Institute of Art Design + Technology
Dún Laoghaire

Caitlin Hennessy 

BSc [Hons] Applied Psychology

I am Caitlin Hennessy, a 2024 graduate of Applied Psychology in IADT, specializing n the practice path. Throughout my time studying in IADT I have developed a keen interest in mental health, developmental psychology and trauma studies. I hope to continue my studies by pursuing a masters and have an event career goal of being a child clinical psychologist.

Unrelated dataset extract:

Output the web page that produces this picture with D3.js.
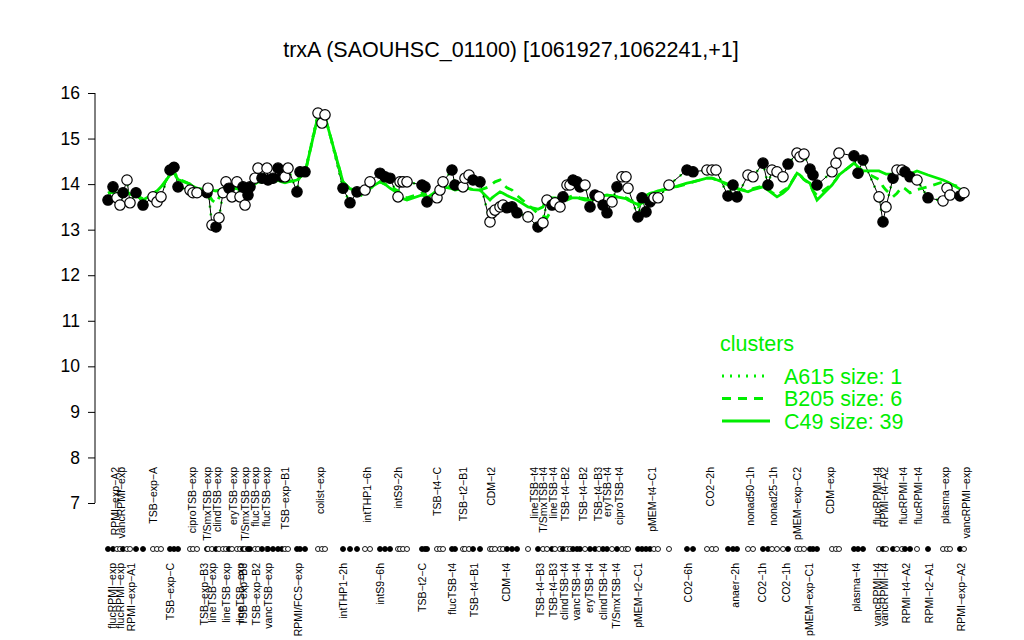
<!DOCTYPE html>
<html><head><meta charset="utf-8">
<script src="https://cdn.jsdelivr.net/npm/d3@7"></script>
<style>body{margin:0;background:#fff}svg{display:block}text{font-family:"Liberation Sans",Arial,sans-serif}</style>
</head><body><svg id="c" width="1024" height="640"></svg>
<script>
const title = "trxA (SAOUHSC_01100) [1061927,1062241,+1]";
const yTicks = [7,8,9,10,11,12,13,14,15,16];
// sample position along the condition order, expression value, filled marker flag
const samplePos = [0.2,1.2,2.0,2.6,3.2,4.0,4.6,5.8,7.2,9.2,10.0,10.8,12.6,13.4,14.2,16.6,17.2,18.0,20.0,20.2,21.0,21.8,22.4,23.2,23.8,24.4,25.0,26.0,26.6,27.2,27.6,28.2,28.6,29.6,30.2,31.0,32.0,32.2,33.2,34.2,35.0,35.6,36.2,38.0,38.6,39.6,42.2,43.0,43.6,47.2,48.6,50.0,51.6,52.6,54.6,55.6,56.6,58.2,58.6,59.2,60.0,63.0,63.6,64.0,66.0,66.6,67.2,69.0,69.6,71.2,71.6,72.4,73.2,74.6,76.6,77.0,77.6,78.6,79.2,80.0,81.0,82.0,84.2,86.2,87.2,88.0,89.0,89.6,90.6,91.2,92.0,92.6,93.2,94.0,94.6,95.6,96.6,97.6,98.4,99.2,100.0,101.0,102.0,103.0,103.8,104.2,106.2,107.0,107.8,108.6,109.4,110.2,112.4,116.0,117.2,120.0,121.0,121.8,124.2,125.2,126.0,128.2,129.2,131.2,132.2,133.0,134.0,135.2,136.2,138.0,138.6,139.4,140.6,141.2,142.0,145.0,145.8,146.4,149.4,150.2,151.2,154.4,155.2,155.8,157.2,158.0,159.0,159.6,160.6,162.0,164.2,167.2,168.0,168.6,170.6,171.4];
const values = [13.65,13.94,13.70,13.54,13.81,14.09,13.59,13.81,13.54,13.72,13.61,13.72,14.31,14.37,13.94,13.87,13.81,13.81,13.81,13.91,13.10,13.06,13.26,13.81,14.05,13.91,13.72,14.05,13.72,13.94,13.54,13.76,13.94,14.13,14.35,14.13,14.35,14.09,14.13,14.35,14.16,14.16,14.35,13.83,14.27,14.27,15.56,15.34,15.52,13.91,13.59,13.83,13.87,14.05,14.24,14.16,14.13,13.72,14.05,14.05,14.05,13.98,13.94,13.61,13.70,13.87,14.05,14.31,13.98,13.94,14.13,14.20,14.09,14.05,13.17,13.37,13.43,13.50,13.54,13.48,13.50,13.37,13.28,13.06,13.15,13.65,13.54,13.59,13.50,13.72,13.98,13.98,14.09,14.05,13.94,13.98,13.50,13.76,13.72,13.54,13.37,13.61,13.94,14.16,14.16,13.91,13.28,13.70,13.39,13.61,13.70,13.70,13.98,14.31,14.27,14.31,14.31,14.31,13.74,13.98,13.72,14.20,14.16,14.46,13.98,14.31,14.27,14.16,14.44,14.68,14.60,14.66,14.33,14.20,13.98,14.27,14.46,14.68,14.62,14.24,14.53,13.72,13.17,13.50,14.13,14.31,14.31,14.27,14.16,14.09,13.70,13.63,13.91,13.76,13.74,13.81];
const filled = [1,1,0,0,1,0,0,1,1,0,0,0,1,1,1,0,0,0,1,0,0,1,0,0,0,1,0,0,0,1,0,1,1,0,0,1,0,1,1,1,1,0,0,1,1,1,0,0,0,1,1,1,0,0,1,1,1,0,0,0,0,1,1,1,0,0,0,1,1,0,0,0,1,1,0,0,0,0,0,1,1,1,0,1,0,0,1,0,0,1,0,0,1,1,1,0,1,1,0,1,1,0,1,0,0,0,1,1,1,1,0,0,0,1,1,0,0,0,1,1,1,0,0,1,1,0,0,0,1,0,0,0,1,1,1,0,0,0,1,1,1,0,1,0,1,0,0,1,1,0,1,0,0,0,1,0];
// cluster mean profiles
const c49 = [13.80,13.82,13.80,13.78,13.80,13.82,13.78,13.75,13.65,13.78,13.85,13.94,14.20,14.25,14.10,14.00,13.95,13.91,13.87,13.87,13.87,13.85,13.87,13.90,13.92,13.94,13.90,13.90,13.87,13.90,13.85,13.90,13.95,14.00,14.05,14.05,14.08,14.05,14.05,14.08,14.05,14.03,14.05,14.09,14.15,14.24,15.50,15.45,15.48,14.05,13.90,13.85,13.81,13.92,14.05,14.00,13.91,13.80,13.72,13.68,13.65,13.76,13.74,13.70,13.85,13.94,13.94,13.90,13.87,13.90,13.91,13.90,13.88,13.87,13.65,13.70,13.75,13.83,13.80,13.75,13.70,13.65,13.50,13.45,13.50,13.72,13.70,13.70,13.68,13.68,13.65,13.68,13.70,13.70,13.68,13.65,13.65,13.70,13.72,13.74,13.76,13.74,13.72,13.70,13.68,13.65,13.55,13.70,13.75,13.80,13.82,13.85,13.90,14.02,14.05,14.13,14.13,14.10,14.00,13.95,13.90,13.83,13.88,13.94,13.87,13.80,13.72,13.80,13.90,14.24,14.20,14.10,14.02,13.85,13.65,13.98,14.10,14.20,14.46,14.38,14.29,14.29,14.25,14.22,14.22,14.24,14.22,14.20,14.22,14.29,14.20,14.09,14.05,14.02,13.89,13.85];
const b205 = [13.80,13.85,13.78,13.75,13.80,13.85,13.76,13.75,13.68,13.80,13.85,13.90,14.22,14.28,14.12,14.00,13.95,13.90,13.85,13.80,13.65,13.58,13.70,13.85,13.92,13.94,13.90,13.92,13.87,13.90,13.85,13.88,13.95,14.02,14.05,14.05,14.10,14.05,14.05,14.10,14.05,14.05,14.08,14.05,14.15,14.24,15.50,15.45,15.48,14.05,13.88,13.80,13.72,13.90,14.05,14.00,13.95,13.85,13.80,13.72,13.70,13.80,13.78,13.72,13.85,13.92,13.94,13.95,13.90,13.90,13.92,13.90,13.88,13.87,13.95,14.00,14.05,14.09,14.00,13.92,13.87,13.75,13.55,13.35,13.30,13.26,13.45,13.60,13.68,13.70,13.70,13.72,13.75,13.72,13.70,13.68,13.65,13.72,13.74,13.74,13.76,13.74,13.72,13.72,13.70,13.68,13.50,13.60,13.55,13.70,13.80,13.85,13.90,14.00,14.05,14.13,14.13,14.10,13.98,13.95,13.90,13.85,13.90,13.96,13.88,13.82,13.75,13.85,13.92,14.24,14.20,14.10,14.00,13.85,13.75,14.00,14.10,14.20,14.46,14.35,14.28,14.10,13.95,13.87,13.72,13.80,13.94,13.90,13.81,13.88,13.94,14.05,14.03,14.00,13.94,13.90];
const a615 = values; // cluster of size 1: the gene itself
const topLabels = ["RPMI\u2212exp\u2212A2","vancRPMI\u2212exp","TSB\u2212exp\u2212A","ciproTSB\u2212exp","T/SmxTSB\u2212exp","clindTSB\u2212exp","eryTSB\u2212exp","T/SmxTSB\u2212exp","flucTSB\u2212exp","flucTSB\u2212exp","TSB\u2212exp\u2212B1","colist\u2212exp","intTHP1\u22126h","intS9\u22122h","TSB\u2212t4\u2212C","TSB\u2212t2\u2212B1","CDM\u2212t2","lineTSB\u2212t4","T/SmxTSB\u2212t4","lineTSB\u2212t4","TSB\u2212t4\u2212B2","TSB\u2212t4\u2212B2","TSB\u2212t4\u2212B3","eryTSB\u2212t4","ciproTSB\u2212t4","pMEM\u2212t4\u2212C1","CO2\u22122h","nonad50\u22121h","nonad25\u22121h","pMEM\u2212exp\u2212C2","CDM\u2212exp","flucRPMI\u2212t4","RPMI\u2212t4\u2212A2","flucRPMI\u2212t4","flucRPMI\u2212t4","plasma\u2212exp","vancRPMI\u2212exp"];
const topLabelPos = [1.6,2.8,9.2,17.0,20.0,22.0,25.2,27.6,29.6,31.8,35.6,42.6,52.0,58.2,66.0,71.2,76.8,85.4,87.2,89.2,91.6,95.2,98.2,100.0,102.4,109.0,120.6,128.6,133.2,138.0,144.6,154.0,155.4,159.2,162.2,167.6,171.8];
const bottomLabels = ["flucRPMI\u2212exp","flucRPMI\u2212exp","RPMI\u2212exp\u2212A1","TSB\u2212exp\u2212C","TSB\u2212exp\u2212B3","lineTSB\u2212exp","lineTSB\u2212exp","lineTSB\u2212exp","TSB\u2212exp\u2212B3","TSB\u2212exp\u2212B2","vancTSB\u2212exp","RPMI/FCS\u2212exp","intTHP1\u22122h","intS9\u22126h","TSB\u2212t2\u2212C","flucTSB\u2212t4","TSB\u2212t4\u2212B1","CDM\u2212t4","TSB\u2212t4\u2212B3","TSB\u2212t4\u2212B3","clindTSB\u2212t4","vancTSB\u2212t4","eryTSB\u2212t4","clindTSB\u2212t4","T/SmxTSB\u2212t4","pMEM\u2212t2\u2212C1","CO2\u22126h","anaer\u22122h","CO2\u22121h","CO2\u22121h","pMEM\u2212exp\u2212C1","plasma\u2212t4","vancRPMI\u2212t4","vancRPMI\u2212t4","RPMI\u2212t4\u2212A2","RPMI\u2212t2\u2212A1","RPMI\u2212exp\u2212A2"];
const bottomLabelPos = [1.0,2.6,4.8,12.6,19.4,21.0,23.8,26.6,27.2,29.8,32.2,38.2,47.2,54.6,63.0,69.0,73.4,79.8,86.6,89.2,91.4,93.8,96.4,99.2,101.8,106.2,116.2,125.6,131.0,135.8,140.4,149.8,154.0,155.4,159.8,164.4,170.8];
const legendTitle = "clusters";
const legendNames = ["A615 size: 1","B205 size: 6","C49 size: 39"];
const legendDash = ["2,6","9,7",null];

const GREEN = "#00ee00";
const svg = d3.select("#c");
const x = d3.scaleLinear().domain([0,172]).range([107,967]);
const y = d3.scaleLinear().domain([7,16]).range([503,93]);

svg.append("text").attr("x",511).attr("y",57).attr("text-anchor","middle")
  .attr("font-size",21.5).text(title);

const ax = svg.append("g").attr("transform","translate(95,0)")
  .call(d3.axisLeft(y).tickValues(yTicks).tickSize(7).tickPadding(8).tickFormat(d3.format("d")));
ax.selectAll(".domain").attr("stroke","#000").attr("fill","none").attr("d","M0,"+y(7)+"V"+y(16));
ax.selectAll("text").attr("font-size",17.5).attr("fill","#000").attr("font-family","Liberation Sans, Arial, sans-serif");
ax.selectAll("line").attr("stroke","#000");

const idx = d3.range(values.length);
const mk = arr => d3.line().x(i=>x(samplePos[i])).y(i=>y(arr[i]));

svg.append("path").attr("d",mk(a615)(idx)).attr("fill","none").attr("stroke",GREEN)
  .attr("stroke-width",2.5).attr("stroke-dasharray",legendDash[0]);
svg.append("path").attr("d",mk(values)(idx)).attr("fill","none").attr("stroke","#000").attr("stroke-width",1);
svg.append("path").attr("d",mk(b205)(idx)).attr("fill","none").attr("stroke",GREEN)
  .attr("stroke-width",2.8).attr("stroke-dasharray",legendDash[1]);
svg.append("path").attr("d",mk(c49)(idx)).attr("fill","none").attr("stroke",GREEN).attr("stroke-width",2.8);

svg.append("g").selectAll("circle").data(idx).join("circle")
  .attr("cx",i=>x(samplePos[i])).attr("cy",i=>y(values[i])).attr("r",5.2)
  .attr("fill",i=>filled[i]?"#000":"#fff").attr("stroke","#000").attr("stroke-width",1.2);

svg.append("g").selectAll("circle").data(idx).join("circle")
  .attr("cx",i=>x(samplePos[i])).attr("cy",549).attr("r",2.5)
  .attr("fill",i=>filled[i]?"#000":"#fff").attr("stroke","#000").attr("stroke-width",0.9);

svg.append("g").selectAll("text").data(topLabels).join("text")
  .attr("transform",(d,i)=>"translate("+x(topLabelPos[i])+",467) rotate(-90)")
  .attr("text-anchor","end").attr("dy","0.35em").attr("font-size",10.5).text(d=>d);
svg.append("g").selectAll("text").data(bottomLabels).join("text")
  .attr("transform",(d,i)=>"translate("+x(bottomLabelPos[i])+",563) rotate(-90)")
  .attr("text-anchor","end").attr("dy","0.35em").attr("font-size",10.5).text(d=>d);

const lg = svg.append("g").attr("transform","translate(720,0)");
lg.append("text").attr("x",0).attr("y",351).attr("fill",GREEN).attr("font-size",21.5).text(legendTitle);
legendNames.forEach((n,i)=>{
  const yy = 376 + i*22.5;
  lg.append("line").attr("x1",2).attr("x2",50).attr("y1",yy).attr("y2",yy)
    .attr("stroke",GREEN).attr("stroke-width",2.8).attr("stroke-dasharray",legendDash[i]);
  lg.append("text").attr("x",64).attr("y",yy+7.5).attr("fill",GREEN).attr("font-size",21.5).text(n);
});
</script></body></html>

The effects of procrastination and hours worked in employment on the self-esteem of college students

It has been shown that procrastination can significantly impede the self-esteem of both a general population and the college student population. Additionally increased hours in employment during the college term has had varying effects on the self-esteem of college students. This study aimed to fill the gap in research examining procrastination, hours in employment and self-esteem in conjunction. As the cost of living increases and more students are having to work increased hours, research in this area is vital to determine the effects of this on the overall college experience.

Project Objectives

This study aimed to address the gap in research, examining the effects of procrastination and hours spent in employment on the self-esteem of college students. There were 212 participants, between 18 and 64 years old. Procrastination was measured by the employment of the first 6 subscales of the procrastination assessment scale for students, self-esteem was measured by the Rosenburg self-esteem scale. Hours in employment was determined by demographic questions that first asked if participants were on a specified hour contract. If they were not they were asked to specify hour many hours they worked weekly on average. Participants were grouped into 4 groups depending on the hours they worked and 4 groups depending on their procrastination.

Project Outcomes

The results of this study found that the hours students spent in employment had no significant effect on their self-esteem. However, it was found that procrastination did have A significant effect on the self-esteem of college students, as did hours in employment on their procrastination. In the sample studied, students who had high levels of procrastination had lower levels of self-esteem. Students that spent did not work and students that worked higher hours weekly had high levels of procrastination.
The findings of the present study call for educational institutes to provide further supports for students having to work during their studies. In order to foster self-esteem growth and improve students overall college experience. Additionally it suggests further studies be conducted in the area that employ parametric analysis.